Coopération et sanctions éducatives
Une telle symbolisation des relations participerait à l’organisation de la discipline en classe, ainsi qu’à la construction d’autorités enseignantes (Robbes, 2016). Elle propose le recours à des sanctions qui éviteraient les impasses des punitions. C’est justement grâce à cette volonté de rompre avec une répression unilatérale des comportements parasites ou irrespectueux que la coopération se justifierait ; c’est aussi parce que les élèves coopèrent qu’une discipline solide est nécessaire (Debarbieux, 2018).
Si la sanction correspond à « la réaction prévisible d’une personne juridiquement responsable, ou d’une instance légitime, à un comportement qui porte atteinte aux normes, aux valeurs ou aux personnes d’un groupe constitué » (Prairat, 2011, p. 9), la punition s’entend comme une intervention répressive d’un acte vicieux, culturellement connotée par une dimension expiatrice du mal (par une souffrance).

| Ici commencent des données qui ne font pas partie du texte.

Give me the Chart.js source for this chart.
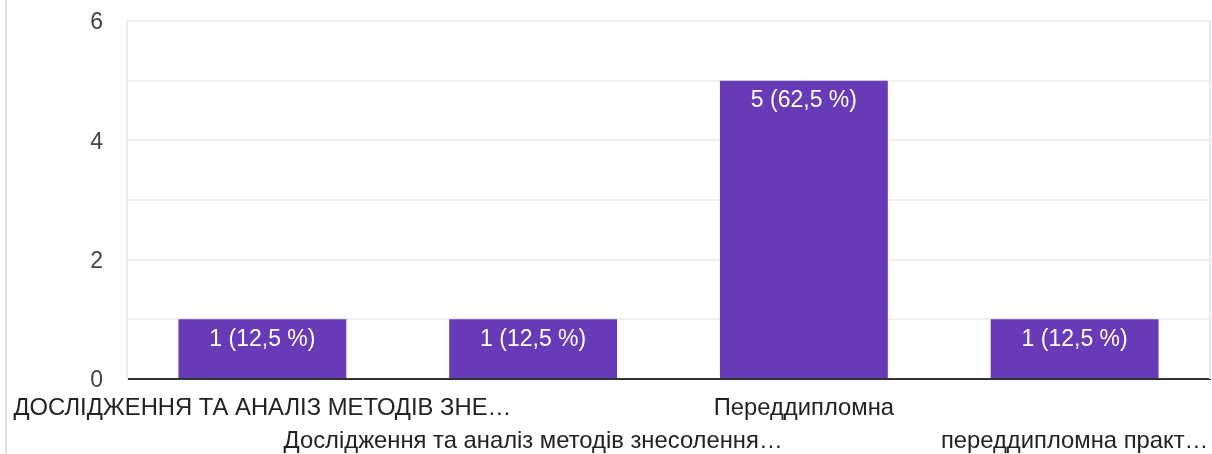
<!DOCTYPE html>
<html>
<head>
<meta charset="utf-8">
<script src="https://cdn.jsdelivr.net/npm/chart.js@4"></script>
<style>
  html, body { margin: 0; padding: 0; background: #fff; }
  #wrap { position: relative; width: 1212px; height: 454px; }
  #edge { position: absolute; left: 5px; top: 0; width: 2px; height: 454px; background: #dfdfe6; }
</style>
</head>
<body>
<div id="wrap">
  <div id="edge"></div>
  <canvas id="chart" width="1212" height="454"></canvas>
</div>
<script>
// Labels are shown on two staggered rows, as in the form summary
const categories = [
    ['ДОСЛІДЖЕННЯ ТА АНАЛІЗ МЕТОДІВ ЗНЕ…', ''],
    ['', 'Дослідження та аналіз методів знесолення…'],
    ['Переддипломна', ''],
    ['', 'переддипломна практ…']
];
const responses = [1, 1, 5, 1];
const yTicksShown = [0, 2, 4, 6];

const FONT = "Arial, 'Liberation Sans', sans-serif";
const total = responses.reduce((a, b) => a + b, 0);

function percentLabel(v) {
    const pct = (v / total * 100).toFixed(1).replace('.', ',');
    return v + ' (' + pct + ' %)';
}

// value labels inside the top of each bar + right border of plot area
const barLabels = {
    id: 'barLabels',
    afterDatasetsDraw(chart) {
        const ctx = chart.ctx;
        const meta = chart.getDatasetMeta(0);
        ctx.save();
        ctx.font = '23px ' + FONT;
        ctx.fillStyle = '#ffffff';
        ctx.textAlign = 'center';
        ctx.textBaseline = 'middle';
        meta.data.forEach((bar, i) => {
            ctx.fillText(percentLabel(responses[i]), bar.x, bar.y + 20);
        });
        const a = chart.chartArea;
        ctx.strokeStyle = '#ececec';
        ctx.lineWidth = 2;
        ctx.beginPath();
        ctx.moveTo(a.right, a.top);
        ctx.lineTo(a.right, a.bottom);
        ctx.stroke();
        ctx.restore();
    }
};

new Chart(document.getElementById('chart'), {
    type: 'bar',
    data: {
        labels: categories,
        datasets: [{
            data: responses,
            backgroundColor: '#673ab7',
            barPercentage: 0.62,
            categoryPercentage: 1.0
        }]
    },
    options: {
        responsive: false,
        animation: false,
        layout: { padding: { top: 21, right: 2, left: 0, bottom: 0 } },
        plugins: {
            legend: { display: false },
            tooltip: { enabled: false }
        },
        scales: {
            x: {
                grid: { display: false, drawTicks: false },
                border: { color: '#333333', width: 2 },
                ticks: {
                    autoSkip: false,
                    maxRotation: 0,
                    minRotation: 0,
                    padding: 13,
                    color: '#222222',
                    font: { family: FONT, size: 23.8, lineHeight: '33px' }
                },
                afterFit(scale) {
                    scale.height = 75;
                    scale.paddingLeft = 0;
                    scale.paddingRight = 0;
                }
            },
            y: {
                min: 0,
                max: 6,
                grid: { color: '#efefef', lineWidth: 2, drawTicks: false },
                border: { color: '#ececec', width: 2 },
                ticks: {
                    stepSize: 1,
                    padding: 24,
                    labelOffset: 2,
                    color: '#444444',
                    font: { family: FONT, size: 23 },
                    callback: v => yTicksShown.includes(v) ? v : ''
                },
                afterFit(scale) {
                    scale.width = 127;
                    scale.paddingTop = 0;
                    scale.paddingBottom = 0;
                }
            }
        }
    },
    plugins: [barLabels]
});
</script>
</body>
</html>
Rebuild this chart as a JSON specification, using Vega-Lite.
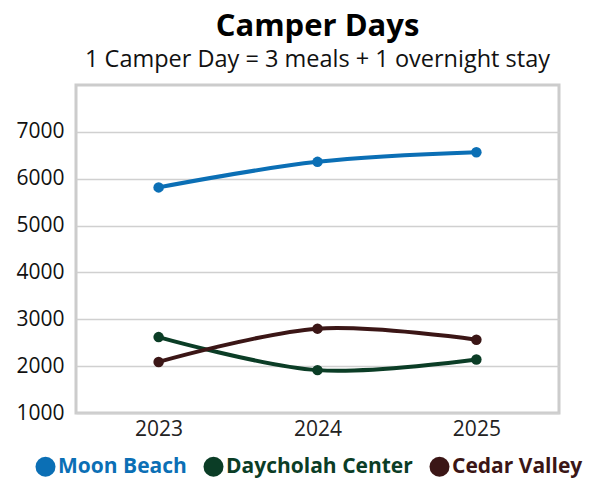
{
  "$schema": "https://vega.github.io/schema/vega-lite/v6.json",
  "width": 483,
  "height": 328,
  "autosize": {"type": "none"},
  "padding": {"left": 76, "top": 85, "right": 38, "bottom": 65},
  "background": "white",
  "config": {
    "font": "Open Sans",
    "view": {"stroke": "#cccccc", "strokeWidth": 3}
  },
  "title": {
    "text": "Camper Days",
    "subtitle": "1 Camper Day = 3 meals + 1 overnight stay",
    "fontSize": 31,
    "fontWeight": "bold",
    "color": "#000000",
    "subtitleFontSize": 23.5,
    "subtitleColor": "#111111",
    "subtitlePadding": 5,
    "anchor": "middle",
    "offset": 13
  },
  "data": {
    "values": [
      {"year": "2023", "site": "Moon Beach", "days": 5815},
      {"year": "2024", "site": "Moon Beach", "days": 6360},
      {"year": "2025", "site": "Moon Beach", "days": 6565},
      {"year": "2023", "site": "Daycholah Center", "days": 2620},
      {"year": "2024", "site": "Daycholah Center", "days": 1915},
      {"year": "2025", "site": "Daycholah Center", "days": 2140},
      {"year": "2023", "site": "Cedar Valley", "days": 2090},
      {"year": "2024", "site": "Cedar Valley", "days": 2800},
      {"year": "2025", "site": "Cedar Valley", "days": 2565}
    ]
  },
  "encoding": {
    "x": {
      "field": "year",
      "type": "ordinal",
      "scale": {"type": "point", "padding": 0.52},
      "axis": {
        "title": null,
        "labelAngle": 0,
        "labelFontSize": 21,
        "labelColor": "#222222",
        "domain": false,
        "ticks": false,
        "labelPadding": 5
      }
    },
    "y": {
      "field": "days",
      "type": "quantitative",
      "scale": {"domain": [1000, 8000], "nice": false},
      "axis": {
        "title": null,
        "values": [1000, 2000, 3000, 4000, 5000, 6000, 7000],
        "format": "d",
        "labelFontSize": 21,
        "labelColor": "#111111",
        "domain": false,
        "ticks": false,
        "labelPadding": 12,
        "gridColor": "#d0d0d0",
        "gridWidth": 1.5
      }
    },
    "color": {
      "field": "site",
      "type": "nominal",
      "scale": {
        "domain": ["Moon Beach", "Daycholah Center", "Cedar Valley"],
        "range": ["#0b6fb5", "#0b3d26", "#3b1616"]
      },
      "legend": {
        "title": null,
        "orient": "none",
        "legendX": -41,
        "legendY": 371,
        "direction": "horizontal",
        "symbolType": "circle",
        "symbolSize": 400,
        "symbolStrokeWidth": 0,
        "labelFontSize": 21,
        "labelFontWeight": "bold",
        "labelOffset": 2,
        "columnPadding": 16,
        "labelLimit": 300,
        "encode": {
          "labels": {"update": {"fill": {"scale": "color", "field": "value"}}},
          "symbols": {"update": {"fill": {"scale": "color", "field": "value"}, "fillOpacity": {"value": 1}}}
        }
      }
    }
  },
  "layer": [
    {"mark": {"type": "line", "strokeWidth": 4, "interpolate": "catmull-rom"}},
    {"mark": {"type": "point", "filled": true, "size": 110, "opacity": 1}}
  ]
}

L’usage d’une ceinture de coopération entrerait dans le champ des sanctions éducatives parce qu’elle participerait à leurs trois finalités (ibid., pp. 77-84) :
- Une fin éthique, pour enseigner l’honnêteté et le refus des stratégies d’évitement (qui consistent à ne pas reconnaître ses erreurs)
- Une fin politique, pour rappeler l’existence des règles qui permettent au groupe de fonctionner, sans utiliser le chantage ou la violence
- Une fin sociale, pour permettre à l’élève-sujet de ne pas être assigné à ses erreurs, mais pour retrouver une place au sein de son groupe
« Entraide et prospérité mutuelle » : voici énoncée la logique interne et les intentions éducatives des ceintures de couleurs. Organisons la coopération par le recours à des sanctions non humiliantes et posons des sanctions pour éduquer à la responsabilité de l’autre.
Sylvain Connac - 2019
Université Paul-Valéry de Montpellier / LIRDEF
Bibliographie
- Connac, S. (2017). Enseigner sans exclure – La pédagogie du colibri. Paris : ESF Sciences Humaines.
- Debarbieux, E. (dir.) (2018). L’impasse de la punition à l’école – Des solutions alternatives en classe. Paris : Armand Colin.
- Hernandez, J.F. (2008). Jigoro Kano – Judo (Jujutsu) – Méthode et pédagogie. Paris : Fabert.
- Oury, F., Vasquez, A. (1971). De la classe coopérative à la pédagogie institutionnelle. Vigneux : Matrice.
- Prairat, E. (2011). La sanction en éducation. Paris : PUF.
- Robbes, B. (2016). L’autorité enseignante - Approche clinique. Nîmes : Champ Social Editions.
[1] Il existe une autre forme de coopération, libérale, basée sur un sacrifice individuel accepté. Elle consiste à s’associer à d’autres pour mieux lutter contre des adversaires communs. Cette coopération est parfois appelée "tribalisme humain" ou "altruisme de paroisse".